Anti-anxiety drugs dementia link
Popular anti-anxiety drugs, such as Valium, have been linked with an increased risk of dementia in pensioners, according to new research. Patients over the age of 65 years who started taking benzodiazepines had a 50% increased chance of developing dementia within 15 years compared with people who had never used the drug.
Popular anti-anxiety drugs, such as Valium, have been linked with an increased risk of dementia in pensioners, according to new research.
Patients over the age of 65 years who started taking benzodiazepines, also known as benzos, had a 50% increased chance of developing dementia within 15 years compared with people who had never used the drug, researchers from the University of Bordeaux, France, claimed.
The drug is widely used in many countries, with 30% of people aged over 65 years and living in France taking benzodiazepines.
The research examined 1,063 people with an average age of 78 years over two decades. They had never taken the drug before and were all free from dementia. They found 95 patients started taking benzodiazepine during the study.
After a 15year follow-up, 253 people developed dementia. Of these, 30 began to take the drugs between three and five years into the study.
The chance of dementia occurring in those who had taken the drugs was 4.8 per 100 “person years” – a statistical measure representing one person at risk of development of a disease during a period of one year.

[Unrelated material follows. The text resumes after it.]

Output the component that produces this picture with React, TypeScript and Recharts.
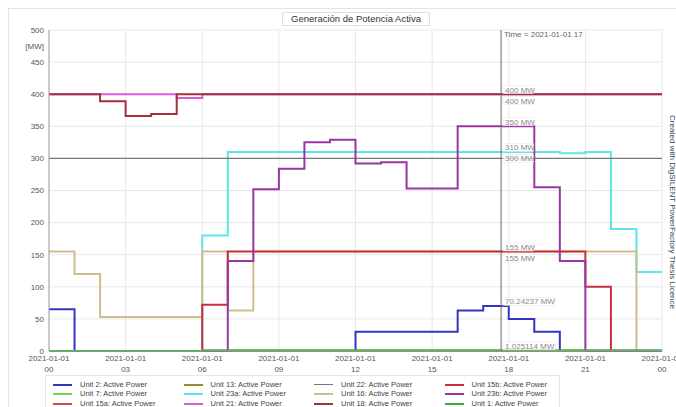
import React from 'react';
import { LineChart, Line, XAxis, YAxis, CartesianGrid, ReferenceLine, ReferenceDot } from 'recharts';

// hourly steps, value holds until the next hour
const HOURS = [0, 1, 2, 3, 4, 5, 6, 7, 8, 9, 10, 11, 12, 13, 14, 15, 16, 17, 18, 19, 20, 21, 22, 23, 24];

const X_TICKS = [0, 3, 6, 9, 12, 15, 18, 21, 24];
const X_TICK_DATE = '2021-01-01';
const X_TICK_HOUR = ['00', '03', '06', '09', '12', '15', '18', '21', '00'];
const Y_GRID = [0, 50, 100, 150, 200, 250, 300, 350, 400, 450, 500];
const Y_UNIT_AT = 475;
const Y_UNIT = '[MW]';

const TITLE = 'Generación de Potencia Activa';
const WATERMARK = 'Created with DigSILENT PowerFactory Thesis Licence';
const CURSOR_HOUR = 17.7;
const CURSOR_TEXT = 'Time = 2021-01-01 17';

const unit2 = [65, 0, 0, 0, 0, 0, 0, 0, 0, 0, 0, 0, 30, 30, 30, 30, 63, 70.24237, 50, 30, 0, 0, 0, 0, 0];
const unit7 = [0, 0, 0, 0, 0, 0, 0, 0, 0, 0, 0, 0, 0, 0, 0, 0, 0, 0, 0, 0, 0, 0, 0, 0, 0];
const unit15a = [0, 0, 0, 0, 0, 0, 0, 0, 0, 0, 0, 0, 0, 0, 0, 0, 0, 0, 0, 0, 0, 0, 0, 0, 0];
const unit13 = [0, 0, 0, 0, 0, 0, 0, 0, 0, 0, 0, 0, 0, 0, 0, 0, 0, 0, 0, 0, 0, 0, 0, 0, 0];
const unit23a = [0, 0, 0, 0, 0, 0, 180, 310, 310, 310, 310, 310, 310, 310, 310, 310, 310, 310, 310, 310, 308, 310, 190, 123, 123];
const unit21 = [400, 400, 400, 400, 400, 394, 400, 400, 400, 400, 400, 400, 400, 400, 400, 400, 400, 400, 400, 400, 400, 400, 400, 400, 400];
const unit22 = [300, 300, 300, 300, 300, 300, 300, 300, 300, 300, 300, 300, 300, 300, 300, 300, 300, 300, 300, 300, 300, 300, 300, 300, 300];
const unit16 = [155, 120, 53, 53, 53, 53, 155, 63, 155, 155, 155, 155, 155, 155, 155, 155, 155, 155, 155, 155, 155, 155, 155, 0, 0];
const unit18 = [400, 400, 389, 366, 369, 400, 400, 400, 400, 400, 400, 400, 400, 400, 400, 400, 400, 400, 400, 400, 400, 400, 400, 400, 400];
const unit15b = [0, 0, 0, 0, 0, 0, 72, 155, 155, 155, 155, 155, 155, 155, 155, 155, 155, 155, 155, 155, 155, 100, 0, 0, 0];
const unit23b = [0, 0, 0, 0, 0, 0, 0, 140, 252, 284, 325, 329, 292, 294, 253, 253, 350, 350, 350, 255, 140, 0, 0, 0, 0];
const unit1 = [0, 0, 0, 0, 0, 0, 1.025114, 1.025114, 1.025114, 1.025114, 1.025114, 1.025114, 1.025114, 1.025114, 1.025114, 1.025114, 1.025114, 1.025114, 1.025114, 1.025114, 1.025114, 1.025114, 1.025114, 1.025114, 1.025114];

const SERIES = [
  { key: 'u2', name: 'Unit 2: Active Power', color: '#3434c4', values: unit2 },
  { key: 'u7', name: 'Unit 7: Active Power', color: '#6ad65a', values: unit7 },
  { key: 'u15a', name: 'Unit 15a: Active Power', color: '#d6464e', values: unit15a },
  { key: 'u13', name: 'Unit 13: Active Power', color: '#9a8a34', values: unit13 },
  { key: 'u23a', name: 'Unit 23a: Active Power', color: '#5ce6ea', values: unit23a },
  { key: 'u21', name: 'Unit 21: Active Power', color: '#dc5cdc', values: unit21 },
  { key: 'u22', name: 'Unit 22: Active Power', color: '#777777', values: unit22 },
  { key: 'u16', name: 'Unit 16: Active Power', color: '#cdbf8c', values: unit16 },
  { key: 'u18', name: 'Unit 18: Active Power', color: '#a3303c', values: unit18 },
  { key: 'u15b', name: 'Unit 15b: Active Power', color: '#c92f38', values: unit15b },
  { key: 'u23b', name: 'Unit 23b: Active Power', color: '#9a36a4', values: unit23b },
  { key: 'u1', name: 'Unit 1: Active Power', color: '#3cae3c', values: unit1 },
];

const W = 676;
const H = 407;
const MARGIN = { top: 30, right: 14, bottom: 26, left: 9 };
const X_AXIS_H = 30;
const Y_MAX = 500;
const PLOT_H = H - MARGIN.top - MARGIN.bottom - X_AXIS_H;
const FONT = '"Liberation Sans", Arial, sans-serif';

const data = HOURS.map((h, i) => {
  const row: any = { h };
  SERIES.forEach((s) => (row[s.key] = s.values[i]));
  return row;
});

// values read at the cursor, stacked so they don't overlap
const cursorIdx = Math.floor(CURSOR_HOUR);
const cursorLabels = (() => {
  const items = SERIES.filter((s) => s.values[cursorIdx] > 0)
    .map((s) => ({ value: s.values[cursorIdx] }))
    .sort((a, b) => b.value - a.value);
  let prev = -100;
  return items.map((it) => {
    const py = ((Y_MAX - it.value) * PLOT_H) / Y_MAX;
    let place = py - 4.5;
    if (place < prev + 10.5) place = prev + 11;
    prev = place;
    return { ...it, dy: place - py };
  });
})();

const XTick = (props: any) => {
  const { x, y, payload } = props;
  const i = X_TICKS.indexOf(payload.value);
  return (
    <g>
      <text x={x} y={y + 5.5} textAnchor="middle" fontSize={8} fill="#555" fontFamily={FONT}>
        {X_TICK_DATE}
      </text>
      <text x={x} y={y + 17} textAnchor="middle" fontSize={8} fill="#555" fontFamily={FONT}>
        {X_TICK_HOUR[i]}
      </text>
    </g>
  );
};

const cursorLabel = (text: string, dy: number) => (props: any) => {
  const vb = props.viewBox || {};
  const x = (vb.x ?? 0) + (vb.width ?? 0) / 2;
  const y = (vb.y ?? 0) + (vb.height ?? 0) / 2 + dy;
  const w = text.length * 4.4 + 4;
  return (
    <g>
      <rect x={x + 2} y={y - 4} width={w} height={8} fill="#fff" fillOpacity={0.8} stroke="#e6e6e6" strokeWidth={0.5} />
      <text x={x + 4} y={y + 2.8} fontSize={8} fill="#8a8a8a" fontFamily={FONT}>
        {text}
      </text>
    </g>
  );
};

const timeLabel = (props: any) => {
  const vb = props.viewBox || {};
  return (
    <text x={(vb.x ?? 0) + 3} y={(vb.y ?? 0) + 6.5} fontSize={8} fill="#666" fontFamily={FONT}>
      {CURSOR_TEXT}
    </text>
  );
};

function LegendBox() {
  return (
    <div
      style={{
        position: 'absolute',
        left: 45,
        top: 375,
        width: 515,
        height: 40,
        border: '1px solid #e6e6e6',
        boxSizing: 'border-box',
      }}
    >
      {SERIES.map((s, i) => {
        const col = Math.floor(i / 3);
        const row = i % 3;
        return (
          <div
            key={s.key}
            style={{
              position: 'absolute',
              left: 7 + col * 130.5,
              top: 3.5 + row * 9.7,
              height: 10,
              display: 'flex',
              alignItems: 'center',
              whiteSpace: 'nowrap',
            }}
          >
            <span
              style={{
                display: 'inline-block',
                width: 19,
                height: s.key === 'u22' ? 1 : 2,
                background: s.color,
                marginRight: 8,
              }}
            />
            <span style={{ fontSize: 7.5, color: '#444', fontFamily: FONT, lineHeight: '10px' }}>{s.name}</span>
          </div>
        );
      })}
    </div>
  );
}

export default function App() {
  return (
    <div style={{ position: 'absolute', left: 0, top: 0, width: W, height: H, background: '#fff', overflow: 'hidden' }}>
      <div
        style={{
          position: 'absolute',
          left: 8,
          top: 8,
          width: W - 8,
          height: H - 8,
          borderLeft: '1px solid #e4e4e4',
          borderTop: '1px solid #e4e4e4',
        }}
      />
      <div style={{ position: 'absolute', left: 0, top: 0 }}>
        <LineChart width={W} height={H} data={data} margin={MARGIN}>
          <CartesianGrid
            stroke="#e8e8e8"
            horizontalValues={Y_GRID}
            verticalValues={X_TICKS}
          />
          <XAxis
            dataKey="h"
            type="number"
            domain={[0, 24]}
            ticks={X_TICKS}
            height={X_AXIS_H}
            tick={<XTick />}
            tickLine={false}
            tickSize={2}
            tickMargin={2}
            axisLine={{ stroke: '#a0a0a0' }}
            interval={0}
          />
          <YAxis
            type="number"
            domain={[0, Y_MAX]}
            ticks={[...Y_GRID.slice(0, 10), Y_UNIT_AT, Y_MAX]}
            tickFormatter={(v: number) => (v === Y_UNIT_AT ? Y_UNIT : String(v))}
            width={40}
            tickLine={false}
            tickSize={3}
            tickMargin={2}
            tick={{ fontSize: 8, fill: '#555', fontFamily: FONT }}
            axisLine={{ stroke: '#a0a0a0' }}
            interval={0}
          />
          {SERIES.map((s) => (
            <Line
              key={s.key}
              type="stepAfter"
              dataKey={s.key}
              name={s.name}
              stroke={s.color}
              strokeWidth={s.key === 'u22' ? 1.2 : 2}
              dot={false}
              activeDot={false}
              isAnimationActive={false}
            />
          ))}
          <ReferenceLine x={CURSOR_HOUR} stroke="#6a6a6a" strokeWidth={1} label={{ content: timeLabel }} />
          {cursorLabels.map((c, i) => (
            <ReferenceDot
              key={i}
              x={CURSOR_HOUR}
              y={c.value}
              r={0}
              fill="none"
              stroke="none"
              label={{ content: cursorLabel(`${c.value} MW`, c.dy) }}
            />
          ))}
        </LineChart>
      </div>
      <div
        style={{
          position: 'absolute',
          left: 282,
          top: 12,
          width: 148,
          height: 14,
          border: '1px solid #e0e0e0',
          boxSizing: 'border-box',
          background: '#fff',
          textAlign: 'center',
          fontFamily: FONT,
          fontSize: 9.5,
          lineHeight: '12px',
          color: '#333',
        }}
      >
        {TITLE}
      </div>
      <div
        style={{
          position: 'absolute',
          left: 668,
          top: 115,
          writingMode: 'vertical-rl',
          fontFamily: FONT,
          fontSize: 8,
          lineHeight: '8px',
          color: '#444',
          whiteSpace: 'nowrap',
        }}
      >
        {WATERMARK}
      </div>
      <LegendBox />
    </div>
  );
}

“In this large, prospective, population based study of elderly people who were free of dementia and did not use benzodiazepines until at least the third year of follow-up, new use of benzodiazepines was associated with a significant, about 50% increase in the risk of dementia,” the authors wrote.
Benzodiazepines remain useful for the treatment of acute anxiety states and transient insomnia, but have reported links to increased falls in the elderly.
The authors warned physicians to carefully assess the expected benefits of the use of benzodiazepines in the light of these adverse effects and, whenever possible, limit prescription to a few weeks as recommended by the good practice guidelines.
“In particular, uncontrolled chronic use of benzodiazepines in elderly people should be cautioned against,” they stated.